The level of threat is also increasing – 338 cyber security incident were recorded by the National Cyber Security Centre during the year. This is an average of 28 incidents per month. In the previous year there were 190 cyber security incidents.
In part the increase in recorded incidents reflects increased detection of threat activity by our cyber defensive capabilities, particularly CORTEX. This will continue as we develop relationships with our CORTEX customers and make our cyber defensive capabilities available to them.
Turning now to the investment government made in our community in the 2014/15 year and even more significantly in this year’s Budget.
The investment comes with clear expectations about the outcomes sought from the security agencies and recognition of the capability required to deliver.
To this end, we have continued to build capability in the areas of cyber defence, intelligence collection, and information technology.
Because of the interdependencies between the Bureau and NZSIS’s strategic directions, we have established a Joint Leadership Team with senior representatives from both agencies to govern shared work programmes.
This investment, coupled with the systems and processes that have been beefed up or introduced means the Bureau is well positioned to deliver improved results for government and all New Zealanders.
The Bureau now employs around 370 people – an increase of around 70 on the previous year. This is a tangible consequence of the Government’s increased investment, and we will continue to grow in coming years.

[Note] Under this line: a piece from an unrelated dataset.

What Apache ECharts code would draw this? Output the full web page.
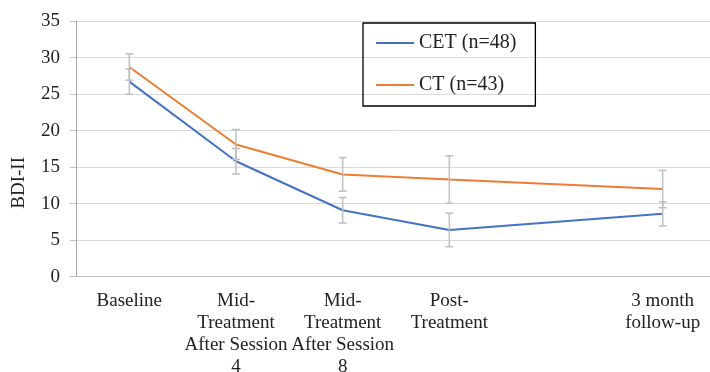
<!DOCTYPE html>
<html>
<head>
<meta charset="utf-8">
<script src="https://cdn.jsdelivr.net/npm/echarts@6/dist/echarts.min.js"></script>
<style>html,body{margin:0;padding:0;background:#fff;}#c{width:710px;height:372px;}</style>
</head>
<body>
<div id="c"></div>
<script>
const categories = ['Baseline', 'Mid-\nTreatment\nAfter Session\n4', 'Mid-\nTreatment\nAfter Session\n8', 'Post-\nTreatment', '', '3 month\nfollow-up'];
const cetValues = [26.7, 15.8, 9.1, 6.4, null, 8.6];
const cetErrors = [1.7, 1.75, 1.75, 2.3, null, 1.65];
const ctValues = [28.7, 18.1, 14.0, 13.3, null, 12.0];
const ctErrors = [1.8, 2.05, 2.3, 3.25, null, 2.55];
const yTicks = [0, 5, 10, 15, 20, 25, 30, 35];

const FONT = 'Liberation Serif';
const chart = echarts.init(document.getElementById('c'));

function errData(vals, errs) {
  const out = [];
  vals.forEach((v, i) => { if (v != null) out.push([i, v - errs[i], v + errs[i]]); });
  return out;
}
function errRender(params, api) {
  const i = api.value(0);
  const lo = api.coord([i, api.value(1)]);
  const hi = api.coord([i, api.value(2)]);
  const w = 4;
  const st = { stroke: '#bfbfbf', lineWidth: 1.5 };
  return {
    type: 'group',
    children: [
      { type: 'line', shape: { x1: lo[0], y1: lo[1], x2: hi[0], y2: hi[1] }, style: st },
      { type: 'line', shape: { x1: lo[0] - w, y1: lo[1], x2: lo[0] + w, y2: lo[1] }, style: st },
      { type: 'line', shape: { x1: hi[0] - w, y1: hi[1], x2: hi[0] + w, y2: hi[1] }, style: st }
    ]
  };
}

chart.setOption({
  animation: false,
  grid: { left: 76, right: -6, top: 21, bottom: 95.3, containLabel: false, outerBoundsMode: 'none' },
  legend: {
    data: ['CET (n=48)', 'CT (n=43)'],
    orient: 'vertical',
    icon: 'rect',
    left: 363, top: 23,
    padding: [10, 19, 11, 13],
    itemGap: 22,
    itemWidth: 38, itemHeight: 2,
    borderColor: '#000', borderWidth: 1.3,
    textStyle: { fontFamily: FONT, fontSize: 20, color: '#222', lineHeight: 20 }
  },
  xAxis: {
    type: 'category',
    data: categories,
    boundaryGap: true,
    axisLine: { lineStyle: { color: '#bfbfbf', width: 1 } },
    axisTick: { alignWithLabel: true, length: 4, lineStyle: { color: '#bfbfbf' } },
    axisLabel: { interval: 0, margin: 13, fontFamily: FONT, fontSize: 19, color: '#222', lineHeight: 22 },
    splitLine: { show: false }
  },
  yAxis: {
    type: 'value',
    min: yTicks[0], max: yTicks[yTicks.length - 1], interval: 5,
    name: 'BDI-II',
    nameLocation: 'middle',
    nameGap: 47,
    nameTextStyle: { fontFamily: FONT, fontSize: 19, color: '#222', padding: [0, 68, 0, 0] },
    axisLine: { show: true, lineStyle: { color: '#a6a6a6', width: 1 } },
    axisTick: { show: true, inside: false, length: 6, lineStyle: { color: '#bfbfbf', width: 1 } },
    axisLabel: { margin: 16, fontFamily: FONT, fontSize: 19, color: '#222' },
    splitLine: { lineStyle: { color: '#d9d9d9', width: 1 } }
  },
  series: [
    { name: 'CET (n=48)', type: 'line', data: cetValues, connectNulls: true, symbol: 'none',
      lineStyle: { color: '#4472C4', width: 2 }, itemStyle: { color: '#4472C4' }, z: 3 },
    { name: 'CT (n=43)', type: 'line', data: ctValues, connectNulls: true, symbol: 'none',
      lineStyle: { color: '#ED7D31', width: 2 }, itemStyle: { color: '#ED7D31' }, z: 3 },
    { name: 'cetErr', type: 'custom', renderItem: errRender, data: errData(cetValues, cetErrors),
      encode: { x: 0, y: [1, 2] }, z: 4, silent: true },
    { name: 'ctErr', type: 'custom', renderItem: errRender, data: errData(ctValues, ctErrors),
      encode: { x: 0, y: [1, 2] }, z: 4, silent: true }
  ]
});
</script>
</body>
</html>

Our staff are GCSB’s greatest asset and my top priority as Director. They bring diverse expertise including foreign language experts, cryptographic specialists, IT professionals, engineers, technicians, technical analysts and corporate staff.
The gender split is 37 percent female and 63 percent male. This is representative of the male-dominated IT profession. That said, the Senior Leadership Team is 55 percent female, and 53 percent of the wider senior management positions are filled by women.
Achieving greater ethnic diversity remains a challenge, and is a real priority for GCSB. Given GCSB is growing we have the opportunity to shape our future workforce through initiatives underway such as our very successful graduate programme and the recently launched Beyond Ordinary recruitment website.
In the past year we have moved all staff to a standard remuneration framework and performance management system. We have also supported better career paths through career boards. All these factors assist us to attract and retain talented individuals.
Overall, the people who do work for us are of the highest integrity and calibre, which is appropriate because they are dealing with some of New Zealand’s most sensitive and valuable information.
As members of the Committee will know, the New Zealand Intelligence and Security Bill is currently before the Foreign Affairs, Defence and Trade Committee.
We are continuing to work closely with the DPMC National Security Policy team which is leading the policy work on the legislation and advising the select committee, to ensure that the Bureau’s operational context is well understood.
While Parliament is yet to decide on the final shape and detail of the legislation, we are preparing to implement any change that is decided and this is a high priority for the current financial year.
I would like to conclude by saying I am committed to continuing to build public trust and confidence in the Bureau and the New Zealand Intelligence Community.
Trust and confidence
Our engagements with this committee; the briefings we provide to Ministers and the Leader of the Opposition; the other agencies we support; and how we interact with the oversight bodies who report on our performance all contribute to trust and confidence.
We have provided more and greater detail to the public in this year’s annual report, and I am continuing to talk publicly about the threats New Zealand faces, our role and how we are held accountable.
Thank you and I am happy to take questions.